Элен поставила чашку на подоконник, расстегнула кардиган и правильно застегнула пуговицы. Потом провела расческой по волосам и заплела косы.
Майкл спал. Элен сидела у кровати и смотрела на него. Ресницы отбрасывали маленькие кружевные тени на его щеки. Когда она нагнулась и поцеловала его в глаза, на губах малыша появилась улыбка. В ее ушах эхом прозвучали слова доктора Лемона: «Честно говоря, меня больше волнует мать. Похоже на ранние симптомы туберкулеза». Если доктор Лемон отправит Сьюзен Рэндолл в санаторий, тогда она, Элен, сможет взять Майкла к себе домой… Она прижалась лицом к спинке кровати, уснула и проснулась от крика совы. Огромной серой совы, сидевшей на крыше сарая, как привидение.
Джо переплыл Ла-Манш с горсткой добровольцев: мужчин в матерчатых кепках и плащах, слишком тонких для такой промозглой осени. У него был паспорт, в отличие от остальных, которые ехали во Францию по билетам на три дня, купленным служащими секретариата коммунистической партии на Кинг-стрит. В Виктории они сели на поезд и приехали на Северный вокзал во второй половине дня. Джо, единственный в группе говоривший по-французски, привел товарищей в отделение Ассоциации французских профсоюзов, служившее в Париже сборным пунктом для добровольцев интербригад. Вечер он провел у старых друзей, выпил чуть ли не ведро красного вина и отправил открытку Робин. Утром все встретились на Аустерлицком вокзале и сели на «Красный поезд». Весь вокзал заполнили веселые люди, они размахивали флагами с лозунгами «Да здравствует Республика!» и «Да здравствует Народный фронт!» Джо увидел пассажиров самых разных национальностей; сам он сидел в одном купе с несколькими шотландцами из Глазго и тремя мужчинами, прибывшими с ним из Лондона. Потом закрыл глаза и проспал большую часть пути до Перпиньяна.

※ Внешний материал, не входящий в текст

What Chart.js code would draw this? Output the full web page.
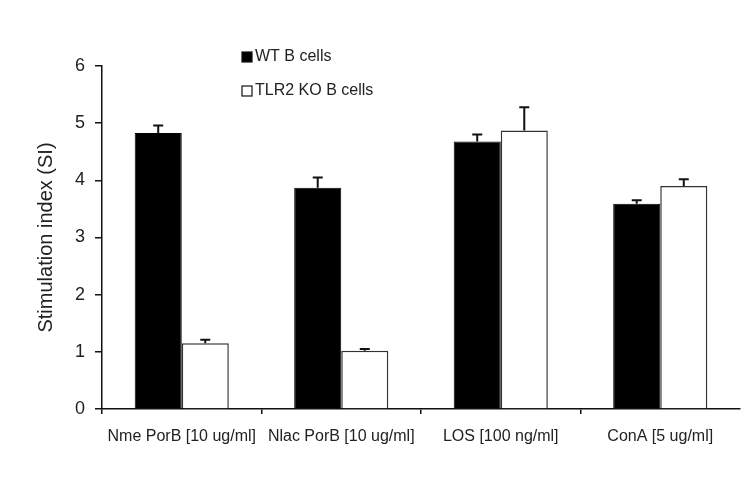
<!DOCTYPE html>
<html>
<head>
<meta charset="utf-8">
<script src="https://cdn.jsdelivr.net/npm/chart.js@4.4.0/dist/chart.umd.min.js"></script>
<style>
  html, body { margin: 0; padding: 0; background: #fff; }
  #wrap { width: 750px; height: 486px; }
</style>
</head>
<body>
<div id="wrap"><canvas id="c" width="750" height="486"></canvas></div>
<script>
const categories = ["Nme PorB [10 ug/ml]", "Nlac PorB [10 ug/ml]", "LOS [100 ng/ml]", "ConA [5 ug/ml]"];
const seriesNames = ["WT B cells", "TLR2 KO B cells"];
const wtValues = [4.83, 3.87, 4.68, 3.59];
const wtErrors = [0.13, 0.18, 0.12, 0.06];
const koValues = [1.15, 1.02, 4.87, 3.90];
const koErrors = [0.06, 0.03, 0.41, 0.12];
const yTicks = [0, 1, 2, 3, 4, 5, 6];

const FONT = "'Liberation Sans', Arial, sans-serif";

const errorBarPlugin = {
  id: 'errorBars',
  afterDatasetsDraw(chart) {
    const ctx = chart.ctx;
    const yScale = chart.scales.y;
    chart.data.datasets.forEach((ds, di) => {
      const meta = chart.getDatasetMeta(di);
      meta.data.forEach((bar, i) => {
        const v = ds.data[i];
        const e = ds.errors[i];
        const yTop = yScale.getPixelForValue(v + e);
        const yBar = yScale.getPixelForValue(v);
        ctx.save();
        ctx.strokeStyle = '#111';
        ctx.lineWidth = 2;
        ctx.beginPath();
        ctx.moveTo(bar.x, yBar);
        ctx.lineTo(bar.x, yTop);
        ctx.moveTo(bar.x - 5, yTop);
        ctx.lineTo(bar.x + 5, yTop);
        ctx.stroke();
        ctx.restore();
      });
    });
  }
};

const legendPlugin = {
  id: 'customLegend',
  afterDraw(chart) {
    const ctx = chart.ctx;
    const area = chart.chartArea;
    const x0 = area.left + 140;
    const rows = [area.top - 9, area.top + 25];
    ctx.save();
    ctx.font = "16px " + FONT;
    ctx.textBaseline = 'middle';
    ctx.textAlign = 'left';
    chart.data.datasets.forEach((ds, i) => {
      const y = rows[i];
      ctx.fillStyle = ds.backgroundColor;
      ctx.fillRect(x0, y - 5, 10, 10);
      ctx.strokeStyle = '#111';
      ctx.lineWidth = 1.2;
      ctx.strokeRect(x0, y - 5, 10, 10);
      ctx.fillStyle = '#222';
      ctx.fillText(ds.label, x0 + 13, y);
    });
    ctx.restore();
  }
};

new Chart(document.getElementById('c'), {
  type: 'bar',
  data: {
    labels: categories,
    datasets: [
      { label: seriesNames[0], data: wtValues, errors: wtErrors,
        backgroundColor: '#000', borderColor: '#000', borderWidth: 1 },
      { label: seriesNames[1], data: koValues, errors: koErrors,
        backgroundColor: '#fff', borderColor: '#333', borderWidth: 1.5 }
    ]
  },
  options: {
    responsive: false,
    animation: false,
    events: [],
    layout: { padding: { top: 66, right: 10, bottom: 0, left: 0 } },
    datasets: { bar: { categoryPercentage: 0.59, barPercentage: 1.0 } },
    plugins: { legend: { display: false }, tooltip: { enabled: false } },
    scales: {
      x: {
        offset: true,
        grid: { offset: true, drawOnChartArea: false, drawTicks: true, tickLength: 5,
                color: c => (c.type === 'tick' ? '#111' : 'rgba(0,0,0,0)'), lineWidth: 1.5 },
        border: { display: true, color: '#111', width: 1.5 },
        ticks: { color: '#222', font: { family: FONT, size: 16 }, padding: 13, maxRotation: 0, autoSkip: false },
        afterFit(s) { s.height = 77; }
      },
      y: {
        min: 0, max: 6,
        afterBuildTicks(s) { s.ticks = yTicks.map(v => ({ value: v })); },
        grid: { drawOnChartArea: false, drawTicks: true, tickLength: 7, color: '#111', lineWidth: 1.5 },
        border: { display: true, color: '#111', width: 1.5 },
        ticks: { color: '#222', font: { family: FONT, size: 18 }, padding: 10 },
        title: { display: true, text: 'Stimulation index (SI)', color: '#222',
                 font: { family: FONT, size: 20 }, padding: { top: 34, bottom: 0 } },
        afterFit(s) { s.width = 102; }
      }
    }
  },
  plugins: [errorBarPlugin, legendPlugin]
});
</script>
</body>
</html>
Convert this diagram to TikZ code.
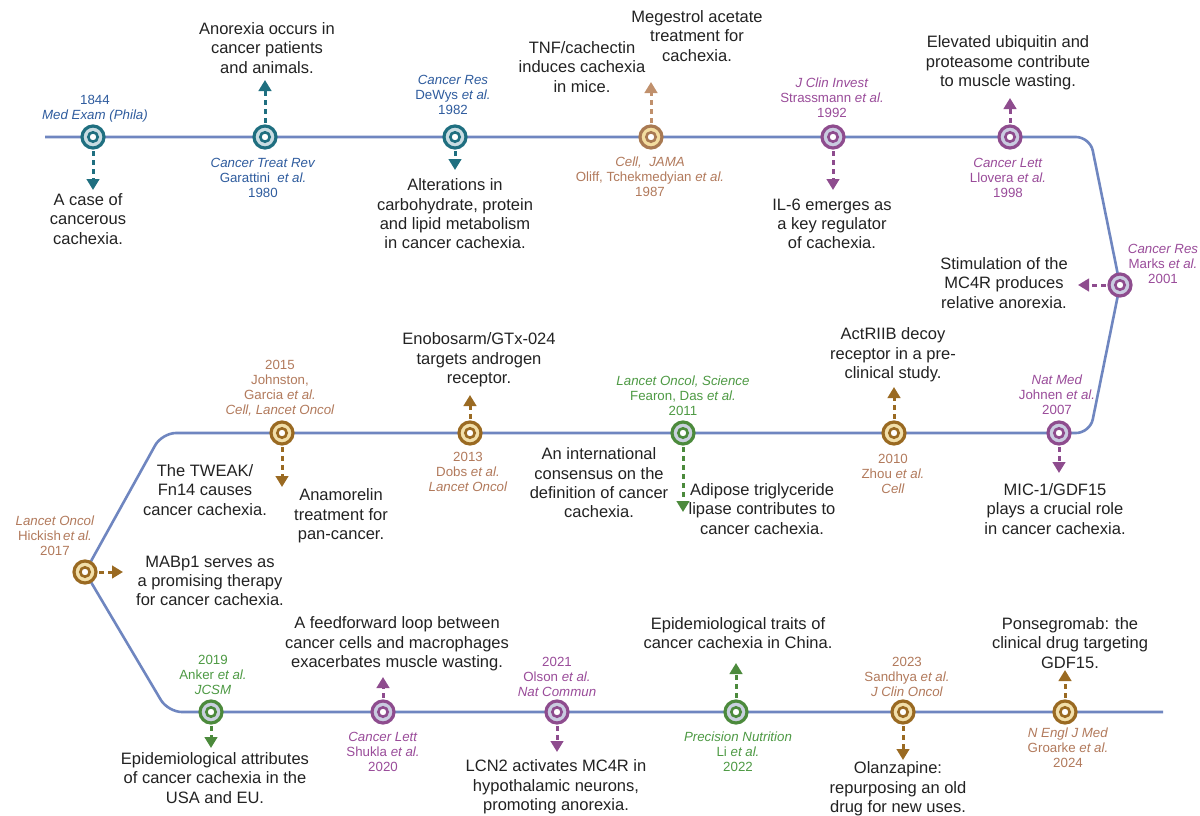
\documentclass[tikz,border=0pt]{standalone}
\usepackage{fontspec}
\setmainfont{Liberation Sans}
\usetikzlibrary{arrows.meta}
\definecolor{linec}{HTML}{6F86C0}
\definecolor{txtc}{HTML}{222222}
\definecolor{tealR}{HTML}{1F6F80}
\definecolor{tealF}{HTML}{C9DCE2}
\definecolor{blueC}{HTML}{2F5C9E}
\definecolor{tanR}{HTML}{A97A52}
\definecolor{tanF}{HTML}{F3DDA0}
\definecolor{tanA}{HTML}{C0906C}
\definecolor{brownC}{HTML}{B27A5C}
\definecolor{goldR}{HTML}{9A6A22}
\definecolor{goldF}{HTML}{F2DFAA}
\definecolor{purR}{HTML}{8E4C8E}
\definecolor{purF}{HTML}{C9CBE0}
\definecolor{purC}{HTML}{9A4C9A}
\definecolor{grnR}{HTML}{4C8A3C}
\definecolor{grnF}{HTML}{C9D0DE}
\definecolor{grnC}{HTML}{4E9A44}
\tikzset{
  tl/.style={draw=linec, line width=2.6pt, rounded corners=14pt},
  evn/.style={circle, line width=3.2pt, minimum size=22pt, inner sep=0pt},
  arr/.style={dash pattern=on 5pt off 4pt, line width=3pt, shorten <=1.5pt, -{Triangle[width=12.5pt,length=11pt]}},
  txt/.style={font=\fontsize{16.5}{19.3}\selectfont, text=txtc, align=center, inner sep=0pt},
  cit/.style={font=\fontsize{13.3}{15}\selectfont, align=center, inner sep=0pt}
}
\newcommand{\evmark}[4]{%
  \node[evn, draw=#3, fill=#4] (#1) at (#2) {};
  \fill[white, draw=#3, line width=2.6pt] (#1.center) circle (4.7pt);}
\begin{document}
\begin{tikzpicture}[x=1pt, y=-1pt]
\useasboundingbox[fill=white] (0,0) rectangle (1200,815);
% main time line
\draw[tl] (45,137) -- (1090,137) -- (1120,285) -- (1090,433) -- (162,433) -- (85,572) -- (168,712) -- (1163,712);

% ---------- 1844 ----------
\evmark{m1844}{93,137}{tealR}{tealF}
\node[cit, text=blueC] (c1844) at (95,109) {1844\\\textit{Med Exam (Phila)}};
\coordinate (a1844) at (93,190);
\draw[arr, draw=tealR] (m1844) -- (a1844);
\node[txt] (t1844) at (88,219) {A case of\\cancerous\\cachexia.};

% ---------- 1980 ----------
\evmark{m1980}{265,137}{tealR}{tealF}
\coordinate (a1980) at (265,80);
\draw[arr, draw=tealR] (m1980) -- (a1980);
\node[txt] (t1980) at (267,48) {Anorexia occurs in\\cancer patients\\and animals.};
\node[cit, text=blueC] (c1980) at (263,178) {\textit{Cancer Treat Rev}\\Garattini\ \ \textit{et al.}\\1980};

% ---------- 1982 ----------
\evmark{m1982}{455,137}{tealR}{tealF}
\node[cit, text=blueC] (c1982) at (453,95) {\textit{Cancer Res}\\DeWys \textit{et al.}\\1982};
\coordinate (a1982) at (455,170);
\draw[arr, draw=tealR] (m1982) -- (a1982);
\node[txt] (t1982) at (455,214) {Alterations in\\carbohydrate, protein\\and lipid metabolism\\in cancer cachexia.};

% ---------- 1987 ----------
\evmark{m1987}{651,137}{tanR}{tanF}
\coordinate (a1987) at (651,82);
\draw[arr, draw=tanA] (m1987) -- (a1987);
\node[txt] (t1987a) at (582,67) {TNF/cachectin\\induces cachexia\\in mice.};
\node[txt] (t1987b) at (697,36) {Megestrol acetate\\treatment for\\cachexia.};
\node[cit, text=brownC] (c1987) at (650,177) {\textit{Cell,\ \ JAMA}\\Oliff, Tchekmedyian \textit{et al.}\\1987};

% ---------- 1992 ----------
\evmark{m1992}{833,137}{purR}{purF}
\node[cit, text=purC] (c1992) at (832,98) {\textit{J Clin Invest}\\Strassmann \textit{et al.}\\1992};
\coordinate (a1992) at (833,190);
\draw[arr, draw=purR] (m1992) -- (a1992);
\node[txt] (t1992) at (832,224) {IL-6 emerges as\\a key regulator\\of cachexia.};

% ---------- 1998 ----------
\evmark{m1998}{1010,137}{purR}{purF}
\coordinate (a1998) at (1010,98);
\draw[arr, draw=purR] (m1998) -- (a1998);
\node[txt] (t1998) at (1008,63) {Elevated ubiquitin and\\proteasome contribute\\to muscle wasting.};
\node[cit, text=purC] (c1998) at (1008,178) {\textit{Cancer Lett}\\Llovera \textit{et al.}\\1998};

% ---------- 2001 ----------
\evmark{m2001}{1120,285}{purR}{purF}
\node[cit, text=purC] (c2001) at (1163,264) {\textit{Cancer Res}\\Marks \textit{et al.}\\2001};
\coordinate (a2001) at (1078,285);
\draw[arr, draw=purR] (m2001) -- (a2001);
\node[txt] (t2001) at (1004,283) {Stimulation of the\\MC4R produces\\relative anorexia.};

% ---------- 2007 ----------
\evmark{m2007}{1059,433}{purR}{purF}
\node[cit, text=purC] (c2007) at (1057,395) {\textit{Nat Med}\\Johnen \textit{et al.}\\2007};
\coordinate (a2007) at (1059,473);
\draw[arr, draw=purR] (m2007) -- (a2007);
\node[txt] (t2007) at (1055,509) {MIC-1/GDF15\\plays a crucial role\\in cancer cachexia.};

% ---------- 2010 ----------
\evmark{m2010}{894,433}{goldR}{goldF}
\coordinate (a2010) at (894,387);
\draw[arr, draw=goldR] (m2010) -- (a2010);
\node[txt] (t2010) at (893,355) {ActRIIB decoy\\receptor in a pre-\\clinical study.};
\node[cit, text=brownC] (c2010) at (893,474) {2010\\Zhou \textit{et al.}\\\textit{Cell}};

% ---------- 2011 ----------
\evmark{m2011}{683,433}{grnR}{grnF}
\node[cit, text=grnC] (c2011) at (683,396) {\textit{Lancet Oncol, Science}\\Fearon, Das \textit{et al.}\\2011};
\coordinate (a2011) at (683,512);
\draw[arr, draw=grnR] (m2011) -- (a2011);
\node[txt] (t2011a) at (599,483) {An international\\consensus on the\\definition of cancer\\cachexia.};
\node[txt] (t2011b) at (762,509) {Adipose triglyceride\\lipase contributes to\\cancer cachexia.};

% ---------- 2013 ----------
\evmark{m2013}{470,433}{goldR}{goldF}
\coordinate (a2013) at (470,395);
\draw[arr, draw=goldR] (m2013) -- (a2013);
\node[txt] (t2013) at (479,360) {Enobosarm/GTx-024\\targets androgen\\receptor.};
\node[cit, text=brownC] (c2013) at (468,472) {2013\\Dobs \textit{et al.}\\\textit{Lancet Oncol}};

% ---------- 2015 ----------
\evmark{m2015}{282,433}{goldR}{goldF}
\node[cit, text=brownC] (c2015) at (280,388) {2015\\Johnston,\\Garcia \textit{et al.}\\\textit{Cell, Lancet Oncol}};
\coordinate (a2015) at (282,487);
\draw[arr, draw=goldR] (m2015) -- (a2015);
\node[txt] (t2015a) at (205,490) {The TWEAK/\\Fn14 causes\\cancer cachexia.};
\node[txt] (t2015b) at (341,516) {Anamorelin\\treatment for\\pan-cancer.};

% ---------- 2017 ----------
\evmark{m2017}{85,572}{goldR}{goldF}
\node[cit, text=brownC] (c2017) at (55,536) {\textit{Lancet Oncol}\\Hickish\,\textit{et al.}\\2017};
\coordinate (a2017) at (123,572);
\draw[arr, draw=goldR] (m2017) -- (a2017);
\node[txt] (t2017) at (210,581) {MABp1 serves as\\a promising therapy\\for cancer cachexia.};

% ---------- 2019 ----------
\evmark{m2019}{211,712}{grnR}{grnF}
\node[cit, text=grnC] (c2019) at (213,675) {2019\\Anker \textit{et al.}\\\textit{JCSM}};
\coordinate (a2019) at (211,748);
\draw[arr, draw=grnR] (m2019) -- (a2019);
\node[txt] (t2019) at (215,778) {Epidemiological attributes\\of cancer cachexia in the\\USA and EU.};

% ---------- 2020 ----------
\evmark{m2020}{383,712}{purR}{purF}
\coordinate (a2020) at (383,677);
\draw[arr, draw=purR] (m2020) -- (a2020);
\node[txt] (t2020) at (397,644) {A feedforward loop between\\cancer cells and macrophages\\exacerbates muscle wasting.};
\node[cit, text=purC] (c2020) at (383,752) {\textit{Cancer Lett}\\Shukla \textit{et al.}\\2020};

% ---------- 2021 ----------
\evmark{m2021}{557,712}{purR}{purF}
\node[cit, text=purC] (c2021) at (557,677) {2021\\Olson \textit{et al.}\\\textit{Nat Commun}};
\coordinate (a2021) at (557,752);
\draw[arr, draw=purR] (m2021) -- (a2021);
\node[txt] (t2021) at (556,787) {LCN2 activates MC4R in\\hypothalamic neurons,\\promoting anorexia.};

% ---------- 2022 ----------
\evmark{m2022}{736,712}{grnR}{grnF}
\coordinate (a2022) at (736,663);
\draw[arr, draw=grnR] (m2022) -- (a2022);
\node[txt] (t2022) at (738,633) {Epidemiological traits of\\cancer cachexia in China.};
\node[cit, text=grnC] (c2022) at (738,752) {\textit{Precision Nutrition}\\Li \textit{et al.}\\2022};

% ---------- 2023 ----------
\evmark{m2023}{903,712}{goldR}{goldF}
\node[cit, text=brownC] (c2023) at (907,677) {2023\\Sandhya \textit{et al.}\\\textit{J Clin Oncol}};
\coordinate (a2023) at (903,760);
\draw[arr, draw=goldR] (m2023) -- (a2023);
\node[txt] (t2023) at (898,789) {Olanzapine:\\repurposing an old\\drug for new uses.};

% ---------- 2024 ----------
\evmark{m2024}{1065,712}{goldR}{goldF}
\coordinate (a2024) at (1065,670);
\draw[arr, draw=goldR] (m2024) -- (a2024);
\node[txt] (t2024) at (1070,643) {Ponsegromab: the\\clinical drug targeting\\GDF15.};
\node[cit, text=brownC] (c2024) at (1068,748) {\textit{N Engl J Med}\\Groarke \textit{et al.}\\2024};
\end{tikzpicture}
\end{document}
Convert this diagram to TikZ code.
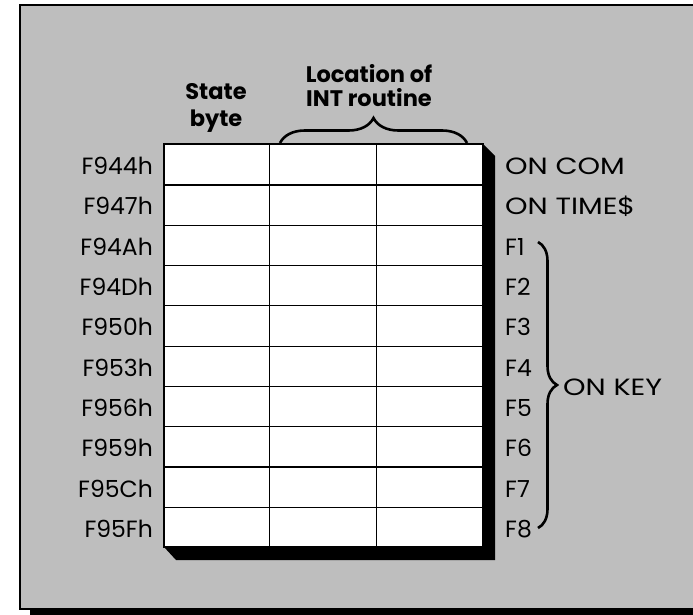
\documentclass[tikz,border=0pt]{standalone}
\usepackage{fontspec}
\setmainfont{Poppins}
\newfontfamily\widefont[FakeStretch=1.22]{Poppins}
\usetikzlibrary{decorations.pathreplacing}
\definecolor{bgtex}{RGB}{190,190,190}
\tikzset{
  lab/.style={font=\fontsize{23.5}{23.5}\selectfont, inner sep=0pt},
  widelab/.style={font=\widefont\fontsize{23.5}{23.5}\selectfont, inner sep=0pt},
  head/.style={font=\fontsize{22.5}{24}\selectfont\bfseries, inner sep=0pt, align=center},
  cell/.style={draw=black, line width=1.2pt, fill=white},
  bracestyle/.style={draw=black, line width=2.6pt, decorate},
}
\begin{document}
\begin{tikzpicture}[x=1pt,y=-1pt]
\useasboundingbox (0,0) rectangle (693,615);
\clip (0,0) rectangle (693,615);
% outer frame
\fill[black] (30,609) rectangle (720,616);
\path[fill=bgtex, draw=black, line width=1.3pt] (20,5) rectangle (720,609);
% table shadow
\fill[black] (164,547) -- (176,560) -- (495,560) -- (495,156) -- (483,144) -- cycle;
% table cells
\foreach \i in {0,...,9} {
  \pgfmathsetmacro{\ya}{144+\i*40.3}
  \node[cell, inner sep=0pt, anchor=north west, minimum width=105pt, minimum height=40.3pt] (c\i a) at (164,\ya) {};
  \node[cell, inner sep=0pt, anchor=north west, minimum width=107pt, minimum height=40.3pt] (c\i b) at (269,\ya) {};
  \node[cell, inner sep=0pt, anchor=north west, minimum width=107pt, minimum height=40.3pt] (c\i c) at (376,\ya) {};
}
\draw[line width=1.8pt] (164,144) rectangle (483,547);
% row labels
\foreach \t [count=\k from 0] in {F944h,F947h,F94Ah,F94Dh,F950h,F953h,F956h,F959h,F95Ch,F95Fh} {
  \pgfmathsetmacro{\yc}{144+(\k+0.5)*40.3+10.5}
  \node[lab, anchor=base east] (r\k) at (153,\yc) {\t};
}
% right labels
\node[widelab, anchor=base west] (q0) at (505,{144+0.5*40.3+10.5}) {ON COM};
\node[widelab, anchor=base west] (q1) at (505,{144+1.5*40.3+10.5}) {ON TIME\$};
\foreach \t [count=\k from 2] in {F1,F2,F3,F4,F5,F6,F7,F8} {
  \pgfmathsetmacro{\yc}{144+(\k+0.5)*40.3+10.5}
  \node[lab, anchor=base west] (q\k) at (505,\yc) {\t};
}
% headers
\node[head, anchor=base] (state) at (216,100) {State};
\node[head, anchor=base] (byte) at (216,127) {byte};
\node[head, anchor=base] (loc) at (369,83) {Location of};
\node[head, anchor=base] (int) at (369,107) {INT routine};
% braces
\coordinate (tb1) at (280,143);
\coordinate (tb2) at (467,143);
\draw[bracestyle, decoration={brace, amplitude=25pt}] (tb1) -- (tb2);
\coordinate (rb1) at (538,242);
\coordinate (rb2) at (538,528);
\draw[bracestyle, decoration={brace, amplitude=19pt}] (rb1) -- (rb2);
\node[widelab, anchor=base west] (onkey) at (563,395) {ON KEY};
\end{tikzpicture}
\end{document}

В Перпиньяне добровольцы два дня маялись от безделья, пока не прибыли автобусы, которые перевезли их через испанскую границу. В Фигерасе их разместили на постой в великолепном замке, и они только и делали, что бродили по скучному, дрянному городишку. Джо снял на пленку и зарисовал несколько полутемных баров и непривлекательных борделей. Написал еще одно письмо Робин, сильно сомневаясь, что оно дойдет до адресата.